Scaling Learning to Rank to Big Data: Using MapReduce to Parallelise Learning to Rank
by Niek Tax
Learning to rank is an increasingly important task within the scientific fields of machine learning and information retrieval, that comprises the use of machine learning for the ranking task. New learning to rank methods are generally evaluated in terms of ranking accuracy on benchmark test collections. However, comparison of learning to rank methods based on evaluation results is hindered by non-existence of a standard set of evaluation benchmark collections. Furthermore, little research is done in the field of scalability of the training procedure of Learning to Rank methods, to prepare us for input data sets that are getting larger and larger.

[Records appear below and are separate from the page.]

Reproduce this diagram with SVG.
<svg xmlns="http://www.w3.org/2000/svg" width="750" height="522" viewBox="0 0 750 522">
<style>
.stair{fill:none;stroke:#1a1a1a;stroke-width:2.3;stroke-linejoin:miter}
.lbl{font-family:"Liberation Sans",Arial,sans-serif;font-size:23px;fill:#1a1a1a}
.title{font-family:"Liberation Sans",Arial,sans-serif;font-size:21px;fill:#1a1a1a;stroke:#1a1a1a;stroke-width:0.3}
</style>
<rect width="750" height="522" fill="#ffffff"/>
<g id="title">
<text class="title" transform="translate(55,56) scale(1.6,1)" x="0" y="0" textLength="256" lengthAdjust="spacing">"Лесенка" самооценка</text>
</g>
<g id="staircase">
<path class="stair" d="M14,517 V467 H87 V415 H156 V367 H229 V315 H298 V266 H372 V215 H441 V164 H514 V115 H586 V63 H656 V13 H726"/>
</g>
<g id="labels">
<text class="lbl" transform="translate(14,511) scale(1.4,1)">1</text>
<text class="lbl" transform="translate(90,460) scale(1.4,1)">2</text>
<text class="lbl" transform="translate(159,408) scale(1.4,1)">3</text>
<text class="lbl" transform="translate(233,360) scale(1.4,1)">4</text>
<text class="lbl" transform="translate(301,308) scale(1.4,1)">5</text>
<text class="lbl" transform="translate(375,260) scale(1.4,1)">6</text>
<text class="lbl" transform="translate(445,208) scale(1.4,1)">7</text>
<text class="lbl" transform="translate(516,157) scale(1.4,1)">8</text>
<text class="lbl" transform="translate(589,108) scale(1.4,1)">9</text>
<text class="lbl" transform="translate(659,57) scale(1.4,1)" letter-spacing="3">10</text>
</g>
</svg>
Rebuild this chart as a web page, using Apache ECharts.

This thesis concerns both the comparison of Learning to Rank methods using a sparse set of evaluation results on benchmark data sets, as well as the speed-up that can be achieved by parallelising Learning to Rank methods using MapReduce.
In the first part of this thesis we propose a way to compare learning to rank methods based on a sparse set of evaluation results on a set of benchmark datasets. Our comparison methodology consists of two components: 1) Normalized Winning Number, which gives insight in the ranking accuracy of the learning to rank method, and 2) Ideal Winning Number, which gives insight in the degree of certainty concerning its ranking accuracy. Evaluation results of 87 learning to rank methods on 20 well-known benchmark datasets are collected through a structured literature search. ListNet, SmoothRank, FenchelRank, FSMRank, LRUF and LARF were found to be the best performing learning to rank methods in increasing order of Normalized Winning Number and decreasing order of Ideal Winning Number. Of these ranking algorithms, FenchelRank and FSMRank are pairwise ranking algorithms and the others are listwise ranking algorithms.

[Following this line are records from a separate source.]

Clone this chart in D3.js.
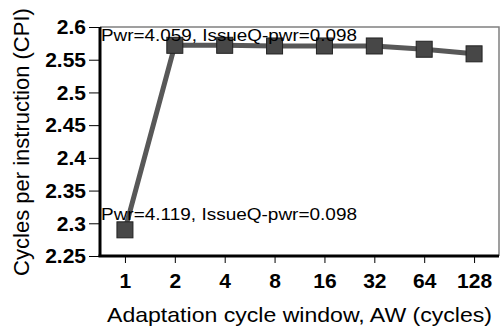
<!DOCTYPE html>
<html>
<head>
<meta charset="utf-8">
<script src="https://cdn.jsdelivr.net/npm/d3@7"></script>
<style>
  html, body { margin: 0; padding: 0; background: #fff; }
  svg { display: block; font-family: "Liberation Sans", Arial, sans-serif; }
</style>
</head>
<body>
<svg id="chart" width="500" height="333"></svg>
<script>
// Adaptation cycle window sizes (cycles)
const windows = ["1", "2", "4", "8", "16", "32", "64", "128"];
// Measured cycles per instruction for each window size
const cpi = [2.290, 2.572, 2.572, 2.571, 2.571, 2.571, 2.566, 2.559];
// Y axis tick values
const yTicks = [2.25, 2.3, 2.35, 2.4, 2.45, 2.5, 2.55, 2.6];
// Power annotations (top and bottom of the plot)
const notes = ["Pwr=4.059, IssueQ-pwr=0.098", "Pwr=4.119, IssueQ-pwr=0.098"];

const svg = d3.select("#chart");
const m = { left: 100, right: 1, top: 27, bottom: 77 };
const W = 500, H = 333;

const x = d3.scalePoint().domain(windows).range([m.left, W - m.right]).padding(0.5);
const y = d3.scaleLinear().domain([2.25, 2.6]).range([H - m.bottom, m.top]);

// Frame: gray top and right edges
svg.append("path")
  .attr("d", `M${m.left},${y(2.6)}H${W - m.right}V${y(2.25)}`)
  .attr("fill", "none").attr("stroke", "#808080").attr("stroke-width", 1.5);

// Y axis
const yAxis = svg.append("g")
  .attr("transform", `translate(${m.left},0)`)
  .call(d3.axisLeft(y).tickValues(yTicks).tickFormat(d3.format("")).tickSize(11).tickPadding(3));
yAxis.select(".domain").attr("stroke", "#000").attr("stroke-width", 3)
  .attr("d", `M0,${y(2.6)}V${y(2.25)}`);
yAxis.selectAll(".tick line").attr("stroke", "#000").attr("stroke-width", 1);
yAxis.selectAll(".tick text")
  .attr("font-size", 21).attr("font-weight", "bold").attr("fill", "#000")
  .attr("font-family", "'Liberation Sans', Arial, sans-serif");

// X axis
const xAxis = svg.append("g")
  .attr("transform", `translate(0,${y(2.25)})`)
  .call(d3.axisBottom(x).tickSize(7).tickPadding(10));
xAxis.select(".domain").attr("stroke", "#000").attr("stroke-width", 3)
  .attr("d", `M${m.left - 1.5},0H${W - m.right}`);
xAxis.selectAll(".tick line").attr("stroke", "#000").attr("stroke-width", 1);
xAxis.selectAll(".tick text")
  .attr("font-size", 21).attr("font-weight", "bold").attr("fill", "#000")
  .attr("font-family", "'Liberation Sans', Arial, sans-serif");

// Series line
const pts = windows.map((w, i) => [x(w), y(cpi[i])]);
svg.append("path")
  .attr("d", d3.line()(pts))
  .attr("fill", "none").attr("stroke", "#585858").attr("stroke-width", 5);

// Square markers
const s = 16;
svg.selectAll("rect.mk").data(pts).join("rect")
  .attr("class", "mk")
  .attr("x", d => d[0] - s / 2).attr("y", d => d[1] - s / 2)
  .attr("width", s).attr("height", s)
  .attr("fill", "#474747").attr("stroke", "#222").attr("stroke-width", 1);

// Annotations
const noteY = [y(2.6) + 14, y(2.305)];
svg.selectAll("text.note").data(notes).join("text")
  .attr("class", "note")
  .attr("x", m.left + 1)
  .attr("y", (d, i) => noteY[i])
  .attr("font-size", 16.7).attr("fill", "#000")
  .attr("textLength", 256).attr("lengthAdjust", "spacingAndGlyphs")
  .text(d => d);

// Axis titles
svg.append("text")
  .attr("x", 107).attr("y", 322)
  .attr("font-size", 21).attr("fill", "#000")
  .attr("textLength", 385).attr("lengthAdjust", "spacingAndGlyphs")
  .text("Adaptation cycle window, AW (cycles)");

svg.append("text")
  .attr("transform", "translate(29,142) rotate(-90)")
  .attr("text-anchor", "middle").attr("font-size", 22).attr("fill", "#000")
  .text("Cycles per instruction (CPI)");
</script>
</body>
</html>
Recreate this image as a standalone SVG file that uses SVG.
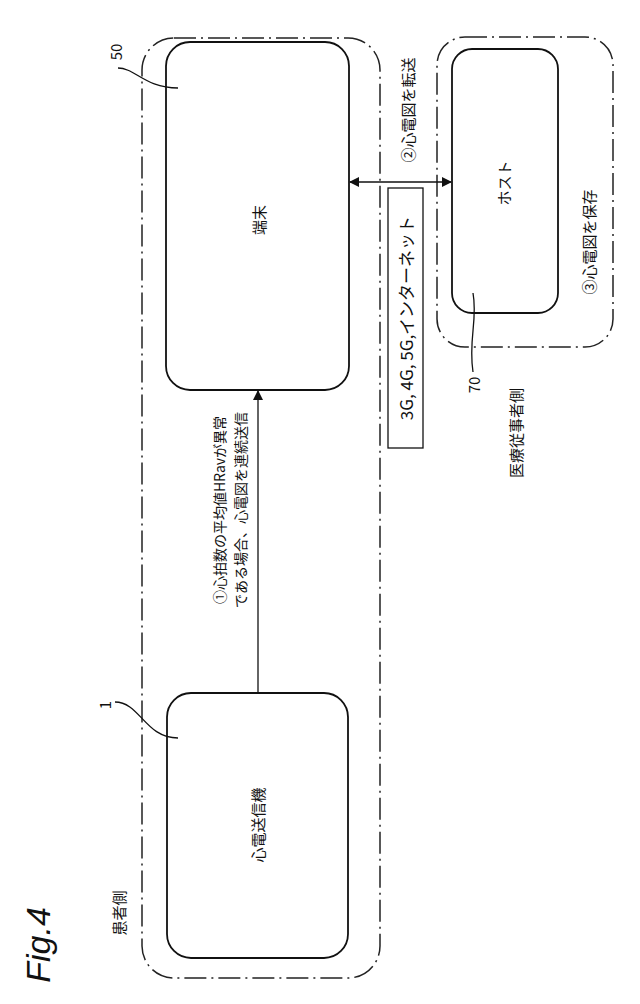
<svg xmlns="http://www.w3.org/2000/svg" width="640" height="1004" viewBox="0 0 640 1004">
<style>
.g{fill:none;stroke:#222;stroke-width:1.5;stroke-dasharray:22 5 2 5}
.n{fill:#fff;stroke:#111;stroke-width:1.8}
.t{font-family:"Noto Sans CJK JP","Liberation Sans",sans-serif;font-size:15px;fill:#111;text-anchor:middle;dominant-baseline:central}
.l{fill:none;stroke:#111;stroke-width:1.3}
</style>
<defs><marker id="a" markerWidth="10" markerHeight="10" refX="9" refY="5" orient="auto-start-reverse" markerUnits="userSpaceOnUse"><path d="M0,0 L10,5 L0,10 Z" fill="#111"/></marker></defs>
<rect fill="#fff" width="640" height="1004"/>
<text class="t" transform="translate(38,945) rotate(-90)" style="font-size:34px;font-style:italic;font-family:'Liberation Sans',sans-serif">Fig.4</text>
<g id="patient"><rect class="g" x="142" y="38" width="238" height="940" rx="32"/><text class="t" transform="translate(118,913) rotate(-90)">患者側</text></g>
<g id="medical"><rect class="g" x="437" y="37" width="176" height="310" rx="28"/><text class="t" transform="translate(515,433) rotate(-90)">医療従事者側</text><text class="t" transform="translate(588,242) rotate(-90)">③心電図を保存</text></g>
<g id="n50"><rect class="n" x="166" y="42" width="183" height="348" rx="24"/><text class="t" transform="translate(258,220) rotate(-90)">端末</text><text class="t" transform="translate(115,52) rotate(-90)">50</text><path class="l" d="M118,68 C135,68 145,88 178,88"/></g>
<g id="n1"><rect class="n" x="167" y="693" width="181" height="265" rx="24"/><text class="t" transform="translate(257,825) rotate(-90)">心電送信機</text><text class="t" transform="translate(104,705) rotate(-90)">1</text><path class="l" d="M115,702 C140,702 145,738 178,738"/></g>
<g id="n70"><rect class="n" x="452" y="49" width="106" height="264" rx="20"/><text class="t" transform="translate(503,183) rotate(-90)">ホスト</text><text class="t" transform="translate(473,385) rotate(-90)">70</text><path class="l" d="M473,372 C468,340 478,320 473,293"/></g>
<g id="connectors">
<line class="l" x1="258" y1="693" x2="258" y2="391" marker-end="url(#a)"/>
<text class="t" transform="translate(219,510) rotate(-90)" style="font-size:14px">①心拍数の平均値HRavが異常</text>
<text class="t" transform="translate(240,510) rotate(-90)" style="font-size:14px">である場合、心電図を連続送信</text>
<line class="l" x1="350" y1="182" x2="451" y2="182" marker-start="url(#a)" marker-end="url(#a)"/>
<text class="t" transform="translate(407,110) rotate(-90)">②心電図を転送</text>
<rect x="388" y="188" width="35" height="260" fill="#fff" stroke="#111" stroke-width="1.3"/>
<text class="t" transform="translate(405,318) rotate(-90)" style="font-size:17px">3G, 4G, 5G,インターネット</text>
</g>
</svg>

In the second part of this thesis we analyse the speed-up of the ListNet training algorithm when implemented in the MapReduce computing model. We found that running ListNet on MapReduce comes with a job scheduling overhead in the range of 150-200 seconds per training iteration. This makes MapReduce very inefficient to process small data sets with ListNet, compared to a single-machine implementation of the algorithm. The MapReduce implementation of ListNet was found to be able to offer improvements in processing time for data sets that are larger than the physical memory of the single machine otherwise available for computation. In addition we showed that ListNet tends to converge faster when a normalisation preprocessing procedure is applied to the input data. The training time of our cluster version of ListNet was found to grow linearly in terms of data size increase. This shows that the cluster implementation of ListNet can be used to scale the ListNet training procedure to arbitrarily large data sets, given that enough data nodes are available for computation.